Stop and report back (do not improvise) if:

  • The drift check shows batcher.ts or render-step.ts changed since 42bfbe3ed and the excerpts above no longer match.
  • Any of the 5 new tests passes before the fix is applied.
  • After Step 4, any test in __tests__/index.test.ts fails (especially "correctly keeps alive after a flush" — it exercises the flushNextFrame re-entry path this plan touches).
  • The fix appears to require changing wake(), the schedule wrapper, or any file outside the in-scope list.
  • Full-suite comparison shows a new failure outside the frameloop tests.

Maintenance notes

  • Deliberate non-goal — per-callback isolation: with this fix, a throwing callback still aborts the rest of its step for that frame (un-run one-shot jobs are dropped by thisFrame.clear() in the finally; un-run keepAlive jobs in the same step lose that frame's reschedule and resume on the next external schedule/wake). Full isolation would need try/catch per callback in triggerCallback plus async rethrow (setTimeout(() => { throw e })) to preserve window.onerror reporting — more bytes and changed error timing.
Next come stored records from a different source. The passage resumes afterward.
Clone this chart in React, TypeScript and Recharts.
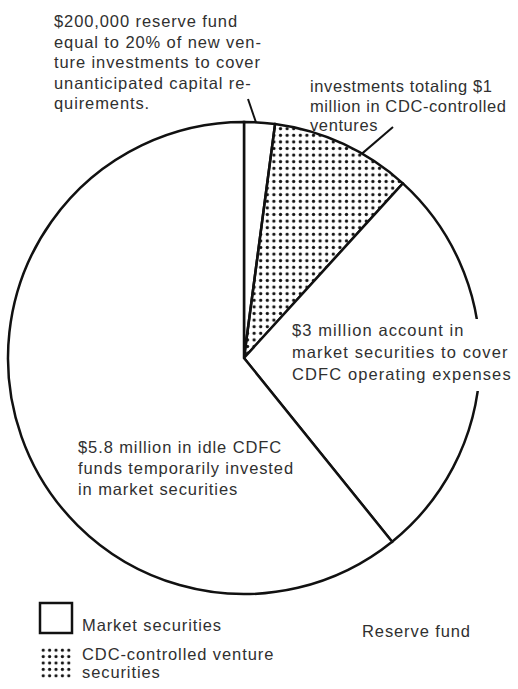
import React from 'react';
import { PieChart, Pie, Cell, Legend } from 'recharts';

// Slices, clockwise from 12 o'clock (shares of the pie, as drawn, in %)
const sliceNames = ['Reserve fund', 'CDC-controlled ventures', '$3 million operating account', 'Idle CDFC funds'];
const sliceShares = [2.1, 9.65, 27.45, 60.8];
const sliceKinds = ['reserve', 'venture', 'market', 'market'];

const annotationLines: string[][] = [
  ['$200,000 reserve fund', 'equal to 20% of new ven-', 'ture investments to cover', 'unanticipated capital re-', 'quirements.'],
  ['investments totaling $1', 'million in CDC-controlled', 'ventures'],
  ['$3 million account in', 'market securities to cover', 'CDFC operating expenses'],
  ['$5.8 million in idle CDFC', 'funds temporarily invested', 'in market securities'],
];
const legendLabels = ['Market securities', 'CDC-controlled venture', 'securities'];
const legendExtra = 'Reserve fund';

const data = sliceNames.map((name, i) => ({ name, value: sliceShares[i], kind: sliceKinds[i] }));

const FONT = '"Liberation Sans", Arial, Helvetica, sans-serif';
const TXT = '#303030';
const FS = 16.5;
const LS = 0.9;
const CX = 244;
const CY = 358;
const R = 236;

// annotation layout relative to pie centre
const annLayout = [
  { dx: -190, dy: -331, lh: 20.5, ls: 0.9, leader: { x: 4, y: -259, ang: 2.9 }, mask: false },
  { dx: 66, dy: -266, lh: 19.5, ls: 0.6, leader: { x: 149, y: -231, ang: 30 }, mask: false },
  { dx: 48, dy: -22, lh: 22, ls: 1.1, leader: null, mask: true },
  { dx: -166, dy: 95, lh: 21, ls: 0.9, leader: null, mask: false },
];

const renderLabel = (props: any) => {
  const { cx, cy, outerRadius, index } = props;
  const lay = annLayout[index];
  const lines = annotationLines[index];
  const x = cx + lay.dx;
  const y = cy + lay.dy;
  let leader = null;
  if (lay.leader) {
    const a = (lay.leader.ang * Math.PI) / 180;
    const ex = cx + outerRadius * Math.sin(a);
    const ey = cy - outerRadius * Math.cos(a);
    leader = <line x1={cx + lay.leader.x} y1={cy + lay.leader.y} x2={ex} y2={ey} stroke="#111" strokeWidth={2} />;
  }
  return (
    <g key={`ann-${index}`}>
      {index === 0 && (
        <defs>
          <pattern id="dots" width="6.6" height="6.6" patternUnits="userSpaceOnUse">
            <circle cx="3.3" cy="3.3" r="1.65" fill="#111" />
          </pattern>
        </defs>
      )}
      {lay.mask && <rect x={x - 4} y={y - 17} width={226} height={lay.lh * lines.length + 6} fill="#fff" />}
      {leader}
      <text x={x} y={y} fontFamily={FONT} fontSize={FS} letterSpacing={lay.ls} fill={TXT}>
        {lines.map((l, i) => (
          <tspan key={i} x={x} y={y + i * lay.lh}>
            {l}
          </tspan>
        ))}
      </text>
    </g>
  );
};

const LegendContent = () => (
  <svg width={518} height={89} style={{ display: 'block' }}>
    <defs>
      <pattern id="dotsLegend" x="40" y="47" width="6.4" height="6.4" patternUnits="userSpaceOnUse">
        <circle cx="3.2" cy="3.2" r="1.6" fill="#111" />
      </pattern>
    </defs>
    <rect x={40} y={3} width={32} height={30} fill="#fff" stroke="#111" strokeWidth={2.5} />
    <text x={82} y={31} fontFamily={FONT} fontSize={FS} letterSpacing={LS} fill={TXT}>
      {legendLabels[0]}
    </text>
    <rect x={40} y={47} width={32} height={32} fill="url(#dotsLegend)" />
    <text x={82} y={60} fontFamily={FONT} fontSize={FS} letterSpacing={LS} fill={TXT}>
      <tspan x={82} y={60}>{legendLabels[1]}</tspan>
      <tspan x={82} y={78}>{legendLabels[2]}</tspan>
    </text>
    <text x={362} y={37} fontFamily={FONT} fontSize={FS} letterSpacing={LS} fill={TXT}>
      {legendExtra}
    </text>
  </svg>
);

export default function App() {
  return (
    <div style={{ position: 'absolute', left: 0, top: 0, width: 518, height: 689, background: '#fff' }}>
      <PieChart width={518} height={689} margin={{ top: 0, right: 0, bottom: 0, left: 0 }}>
        <Pie
          data={data}
          dataKey="value"
          nameKey="name"
          cx={CX}
          cy={CY}
          innerRadius={0}
          outerRadius={R}
          startAngle={90}
          endAngle={-270}
          stroke="#111"
          strokeWidth={2.5}
          label={renderLabel}
          labelLine={false}
          isAnimationActive={false}
        >
          {data.map((d, i) => (
            <Cell key={i} fill={d.kind === 'venture' ? 'url(#dots)' : '#ffffff'} />
          ))}
        </Pie>
        <Legend
          content={() => <LegendContent />}
          wrapperStyle={{ position: 'absolute', left: 0, top: 600, width: 518, height: 89 }}
        />
      </PieChart>
    </div>
  );
}
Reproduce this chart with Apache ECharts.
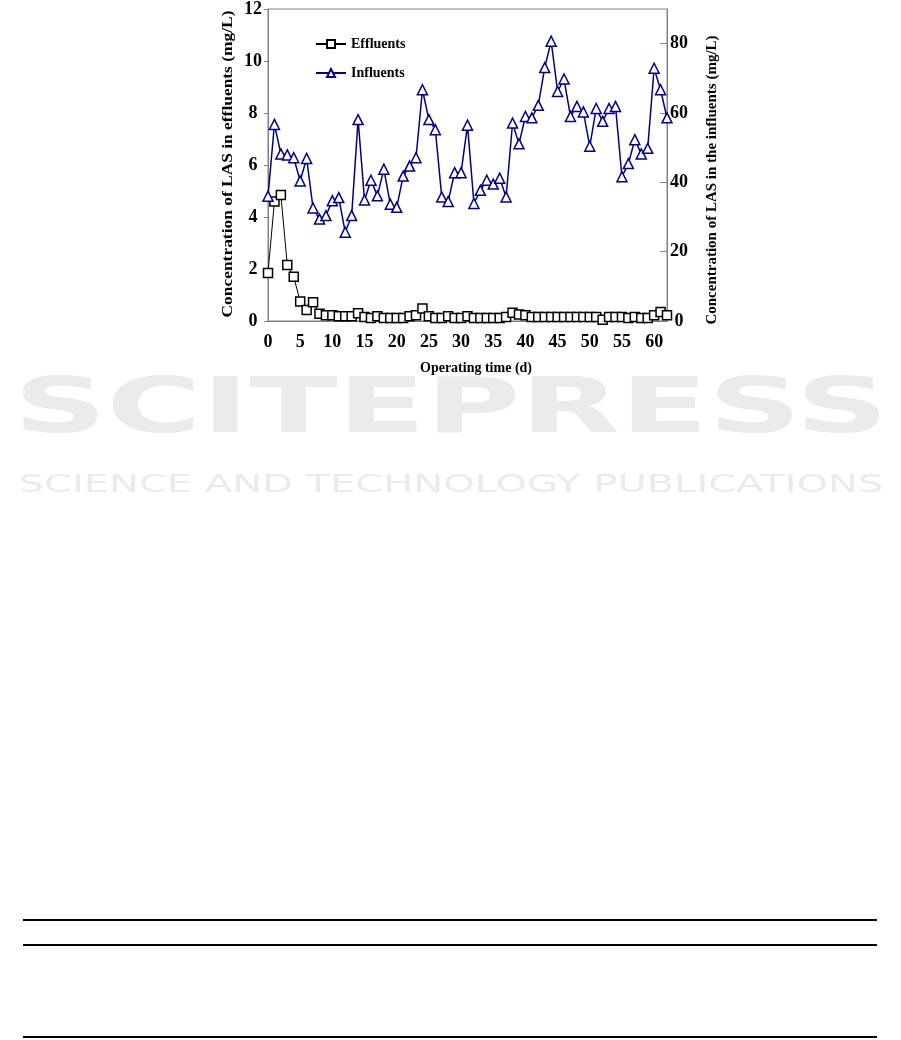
<!DOCTYPE html>
<html>
<head>
<meta charset="utf-8">
<script src="https://cdn.jsdelivr.net/npm/echarts@6/dist/echarts.min.js"></script>
<style>
html,body{margin:0;padding:0;background:#fff;}
#c{width:901px;height:1040px;}
</style>
</head>
<body>
<div id="c"></div>
<script>
// Operating time (d)
const days = [0,1,2,3,4,5,6,7,8,9,10,11,12,13,14,15,16,17,18,19,20,21,22,23,24,25,26,27,28,29,30,
  31,32,33,34,35,36,37,38,39,40,41,42,43,44,45,46,47,48,49,50,51,52,53,54,55,56,57,58,59,60,61,62];
// LAS in effluents (mg/L) - left axis
const effluents = [1.85,4.6,4.85,2.15,1.7,0.75,0.42,0.72,0.28,0.22,0.22,0.18,0.18,0.18,0.3,0.15,
  0.12,0.18,0.12,0.12,0.12,0.12,0.18,0.22,0.48,0.18,0.12,0.12,0.18,0.12,0.12,0.18,0.12,0.12,0.12,
  0.12,0.12,0.15,0.32,0.25,0.22,0.15,0.15,0.15,0.15,0.15,0.15,0.15,0.15,0.15,0.15,0.15,0.05,0.15,
  0.15,0.15,0.12,0.15,0.12,0.12,0.22,0.35,0.22];
// LAS in the influents (mg/L) - right axis
const influents = [36,56.7,48.2,47.9,47.1,40.4,46.9,32.6,29.4,30.4,34.7,35.6,25.6,30.4,58.1,34.9,
  40.6,36.1,43.8,33.7,32.8,41.8,44.7,47.1,66.7,58.1,55.2,35.8,34.5,42.8,42.8,56.5,33.9,37.7,40.6,
  39.5,41.2,35.8,57.1,51.1,59.0,58.6,62.2,73.1,80.7,66.2,69.8,59.0,61.9,60.3,50.4,61.3,57.6,61.3,
  61.9,41.6,45.4,52.3,48.2,49.8,72.9,66.7,58.6];
const seriesNames = ['Effluents','Influents'];
const leftTitle = 'Concentration of LAS in effluents (mg/L)';
const rightTitle = 'Concentration of LAS in the influents (mg/L)';
const xTitle = 'Operating time (d)';
const watermark1 = 'SCITEPRESS';
const watermark2 = 'SCIENCE AND TECHNOLOGY PUBLICATIONS';

const serif = '"Liberation Serif","Times New Roman",serif';
const chart = echarts.init(document.getElementById('c'), null, {renderer:'canvas'});
const lab = {fontFamily:serif, fontWeight:'bold', fontSize:18, color:'#000'};

chart.setOption({
  animation:false,
  backgroundColor:'#fff',
  grid:{left:268, right:234, top:7, bottom:719, show:true, borderColor:'#808080', borderWidth:1, containLabel:false},
  legend:{
    orient:'vertical', left:310, top:32, itemWidth:30, itemHeight:10, itemGap:15,
    textStyle:{fontFamily:serif, fontWeight:'bold', fontSize:14, color:'#000'},
    data:seriesNames
  },
  xAxis:{
    type:'value', min:0, max:62, interval:5,
    axisLine:{show:true, lineStyle:{color:'#808080', width:1}},
    axisTick:{show:false},
    splitLine:{show:false},
    axisLabel:Object.assign({margin:21, verticalAlign:'middle', showMaxLabel:false}, lab)
  },
  yAxis:[
    {type:'value', min:0, max:12, interval:2, position:'left',
     axisLine:{show:true, lineStyle:{color:'#808080'}},
     axisTick:{show:true, inside:false, length:4, lineStyle:{color:'#808080'}},
     splitLine:{show:false},
     axisLabel:Object.assign({margin:15, align:'center'}, lab)},
    {type:'value', min:0, max:90, interval:20, position:'right',
     axisLine:{show:true, lineStyle:{color:'#808080'}},
     axisTick:{show:true, inside:true, length:7, lineStyle:{color:'#808080'}},
     splitLine:{show:false},
     axisLabel:Object.assign({margin:12, align:'center', showMaxLabel:false}, lab)}
  ],
  series:[
    {name:seriesNames[0], type:'line', yAxisIndex:0,
     data:days.map((d,i)=>[d,effluents[i]]),
     symbol:'rect', symbolSize:9, showAllSymbol:true,
     lineStyle:{color:'#000', width:1},
     itemStyle:{color:'#fff', borderColor:'#000', borderWidth:1.5},
     z:2},
    {name:seriesNames[1], type:'line', yAxisIndex:1,
     data:days.map((d,i)=>[d,influents[i]]),
     symbol:'triangle', symbolSize:[10,10], showAllSymbol:true,
     lineStyle:{color:'#000080', width:1.5},
     itemStyle:{color:'#fff', borderColor:'#000080', borderWidth:1.5},
     z:3}
  ],
  graphic:[
    {type:'text', x:228, y:164, rotation:Math.PI/2, scaleX:1.16, z:10,
     style:{text:leftTitle, fontFamily:serif, fontWeight:'bold', fontSize:15, fill:'#000', align:'center', verticalAlign:'middle'}},
    {type:'text', x:712, y:180, rotation:Math.PI/2, z:10,
     style:{text:rightTitle, fontFamily:serif, fontWeight:'bold', fontSize:15, fill:'#000', align:'center', verticalAlign:'middle'}},
    {type:'text', x:476, y:368, z:10,
     style:{text:xTitle, fontFamily:serif, fontWeight:'bold', fontSize:14, fill:'#000', align:'center', verticalAlign:'middle'}},
    {type:'text', x:451, y:412, scaleX:1.7, z:-1, silent:true,
     style:{text:watermark1, fontFamily:'"DejaVu Sans"', fontWeight:'bold', fontSize:76, fill:'#ebebeb', align:'center', verticalAlign:'middle'}},
    {type:'text', x:451, y:485, scaleX:1.6, z:-1, silent:true,
     style:{text:watermark2, fontFamily:'"DejaVu Sans"', fontWeight:'normal', fontSize:25, fill:'#ebebeb', align:'center', verticalAlign:'middle'}},
    {type:'rect', shape:{x:23, y:919, width:854, height:2}, style:{fill:'#000'}},
    {type:'rect', shape:{x:23, y:944, width:854, height:2}, style:{fill:'#000'}},
    {type:'rect', shape:{x:23, y:1036, width:854, height:2}, style:{fill:'#000'}}
  ]
});
</script>
</body>
</html>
Revisit only if real-world reports show the partial-frame drop matters.
  • New documented semantics: keepAlive: true on the microtask batcher now means "re-runs on every flush, does not self-perpetuate" instead of "permanently breaks the batcher". If a future caller wants self-perpetuating microtask work, that's a design conversation, not a bug.
  • Reviewers should scrutinize: the finally in processBatch reschedules even on the throw path — that's intentional (keeps keepAlive animations alive); confirm no double-scheduling by reading wake()'s !state.isProcessing guard, which is correct again now that the flag can't stick.
  • Plan 028 changes cancel in render-step.ts; whichever lands second rebases trivially (different functions).